Kampania przeciwko transportowi i ubojowi koni zamieściła na Facebooku wpis, w którym obrazuje problem nadmiernego obciążenia koni przewożących turystów na Morskie Oko. W tym celu sfilmowano ogromną kolejkę ludzi czekających na transport i na tej podstawie wyliczono wymiar pracy koni. Autorzy nagrania zachęcają do podpisania petycji skierowanej do Dyrektora Tatrzańskiego Parku Narodowego w sprawie likwidacji transportu konnego na trasie do Morskiego Oka.
W jakim języku i ile razy mamy zaapelować: NIE WSIADAJ! NIE KRZYWDŹ!!! żeby prośba dotarła do tych klapkowiczów z kolejki??? Film ze środy! Temperatura sięgnęła w tym dniu 32 stopni Celsjusza. Z dołu na górę wyjechało około 160 wozów. Wniosek z tego taki, że konie musiały zrobić przynajmniej po 2 kursy – czytamy na Facebooku.
Czytaj także: Stan współczesnej oświaty. Czy czas na radykalne zmiany?
Na profilu został również zamieszczony link do petycji w sprawie likwidacji transportu konnego na trasie do Morskiego Oka z prośbą o jej podpisanie. Poniżej prezentujemy fragmenty jej treści:
Apelujemy do Pana jako dyrektora Tatrzańskiego Parku Narodowego o natychmiastową likwidację transportu konnego na trasie do Morskiego Oka. Kontrowersje wokół sprawy wykorzystywania koni do ciągnięcia wozów z turystami na trasie do Morskiego Oka i naruszania ich dobrostanu, trwają od wielu lat. W ciągu tych lat media wielokrotnie informowały o upadkach koni, przypadkach przeciążania wozów, w internecie systematycznie pojawiały się relacje zbulwersowanych turystów.
„Proceder przewozu turystów na trasie do Morskiego Oka jest anachroniczny, przestarzały, wykorzystywany do zadawania cierpień zwierzętom. Za przyzwoleniem Dyrekcji i Rady Naukowej TPN stanowi pokaz arogancji i nieludzkiego traktowania zwierząt pociągowych. Idea ochrony przyrody jest tu codziennie masowo gwałcona na oczach tysięcy ludzi. Proceder ten powinien być zlikwidowany”.

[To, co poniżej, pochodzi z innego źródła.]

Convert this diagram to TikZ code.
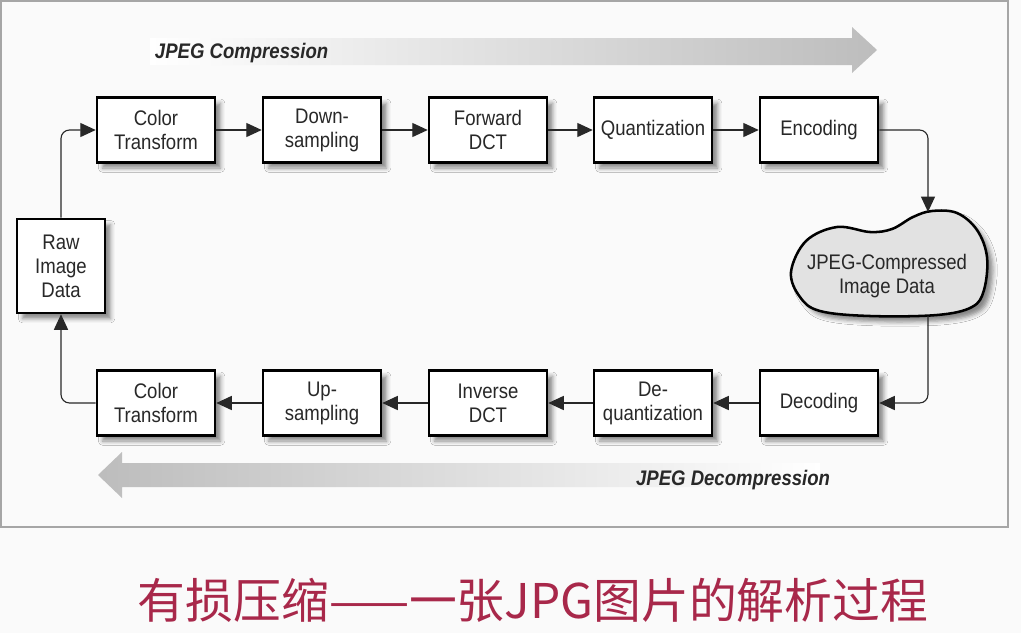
\documentclass[tikz,border=0pt]{standalone}
\usepackage{fontspec}
\setmainfont{Liberation Sans}[FakeStretch=0.88]
\newfontfamily\cjk{Noto Sans CJK SC}
\usepackage{tikz}
\usetikzlibrary{arrows.meta, positioning, shadows.blur}
\definecolor{Tinta}{RGB}{40, 40, 40}
\definecolor{Fondo}{RGB}{250, 250, 250}
\definecolor{Nube}{RGB}{226, 226, 226}
\definecolor{Rojo}{RGB}{168, 40, 74}

\begin{document}
\begin{tikzpicture}[x=0.025cm, y=-0.025cm,
        stage/.style={
            rectangle,
            draw=black,
            fill=white,
            line width=1.8pt,
            minimum width=2.95cm,
            minimum height=1.62cm,
            align=center,
            text=Tinta,
            font=\fontsize{15}{17}\selectfont,
            blur shadow={shadow xshift=4pt, shadow yshift=-4pt, shadow blur radius=3pt, shadow opacity=45}
        },
        flow/.style={
            draw=Tinta,
            line width=0.8pt,
            rounded corners=6pt,
            -{Triangle[length=11pt, width=10pt]}
        },
        bigarrow/.style={
            draw=none,
            shading=axis,
            shading angle=90
        },
        tag/.style={
            text=Tinta,
            font=\bfseries\itshape\fontsize{15}{17}\selectfont
        }
    ]
        \useasboundingbox (0,0) rectangle (1021,633);
        \fill[Fondo] (0,0) rectangle (1021,633);
        \draw[gray!70, line width=1.5pt] (1,1) rectangle (1008,527);

        % Direction arrows
        \path[bigarrow, left color=white, right color=gray!52]
            (150,38) -- (852,38) -- (852,27) -- (877,50) -- (852,73) -- (852,65) -- (150,65) -- cycle;
        \path[bigarrow, left color=gray!52, right color=white]
            (98,475) -- (122,452) -- (122,463) -- (820,463) -- (820,487) -- (122,487) -- (122,498) -- cycle;
        \node[tag, anchor=west] (comp) at (150,53) {JPEG Compression};
        \node[tag, anchor=east] (decomp) at (835,480) {JPEG Decompression};

        % Compression stages
        \node[stage] (ct1) at (156,130) {Color\\Transform};
        \node[stage] (down) at (322,130) {Down-\\sampling};
        \node[stage] (fdct) at (488,130) {Forward\\DCT};
        \node[stage] (quant) at (653,130) {Quantization};
        \node[stage] (enc) at (819,130) {Encoding};

        % Decompression stages
        \node[stage] (ct2) at (156,403) {Color\\Transform};
        \node[stage] (up) at (322,403) {Up-\\sampling};
        \node[stage] (idct) at (488,403) {Inverse\\DCT};
        \node[stage] (dequant) at (653,403) {De-\\quantization};
        \node[stage] (dec) at (819,403) {Decoding};

        % Raw data
        \node[stage, minimum width=2.2cm, minimum height=2.35cm] (raw) at (61,266) {Raw\\Image\\Data};

        % Compressed data cloud
        \path[draw=black, fill=Nube, line width=1.8pt,
              blur shadow={shadow xshift=4pt, shadow yshift=-4pt, shadow blur radius=3pt, shadow opacity=45}]
            plot[smooth cycle, tension=0.6] coordinates {
                (791,272) (806,241) (837,227) (870,232) (892,229) (913,217)
                (932,211) (957,213) (977,230) (987,257) (984,290) (972,307)
                (937,315) (870,316) (820,311) (800,297)};
        \node[text=Tinta, align=center, font=\fontsize{15}{17}\selectfont] (cloud) at (887,276) {JPEG-Compressed\\Image Data};
        \coordinate (cloudtop) at (928,212);
        \coordinate (cloudbot) at (928,316);

        % Connections
        \draw[flow] (raw.north) |- (ct1.west);
        \draw[flow] (ct1) -- (down);
        \draw[flow] (down) -- (fdct);
        \draw[flow] (fdct) -- (quant);
        \draw[flow] (quant) -- (enc);
        \draw[flow] (enc.east) -| (cloudtop);
        \draw[flow] (cloudbot) |- (dec.east);
        \draw[flow] (dec) -- (dequant);
        \draw[flow] (dequant) -- (idct);
        \draw[flow] (idct) -- (up);
        \draw[flow] (up) -- (ct2);
        \draw[flow] (ct2.west) -| (raw.south);

        % Caption
        \node[text=Rojo, font=\cjk\fontsize{34}{36}\selectfont] (caption) at (533,600) {有损压缩——一张JPG图片的解析过程};
    \end{tikzpicture}
\end{document}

Czy pamięta Pan te słowa? Odważne słowa, które po sfilmowanej przez przypadkowego turystę śmierci konia Jordka skierował do Pana pięć lat temu Pan Zbigniew Kresek, Honorowy Członek Polskiego Towarzystwa Turystyczno- Krajoznawczego, członek Rady Naukowej Gorczańskiego Parku Narodowego, przewodnik beskidzki, były redaktor naczelny „Gazety Górskiej”?
Otóż analiza danych statystycznych dotyczących populacji koni pracujących w Morskim Oku w roku 2012 skutecznie rozwiewa ostatnie wątpliwości na temat tego biznesu oraz rzekomej hodowli koni na Podhalu: tylko w 2012 roku 3 konie z tej “hodowli” padły (w tym koń czteroletni po 11 zaledwie miesiącach pracy na trasie do Morskiego Oka), a 36 trafiło do rzeźni. W ubiegłym roku aż pięciu wozaków “oddało” po 2 konie do rzeźni. Niestety rok 2012 nie odbiegał w niczym od lat poprzednich, wymiana koni, których zdrowie nie pozwala na dalsza pracę na trasie do Morskiego Oka, odbywa się co roku. Z danych wynika, że w wielu przypadkach już po pierwszym sezonie konie trafiają do rzeźni.
Czy niebagatelne wpływy Tatrzańskiego Parku Narodowego z tytułu wydawania licencji wozakom (60 fiakrów x 1300 złotych opłaty daje 78 000 złotych miesięcznie) mogą przysłaniać wszelkie inne względy?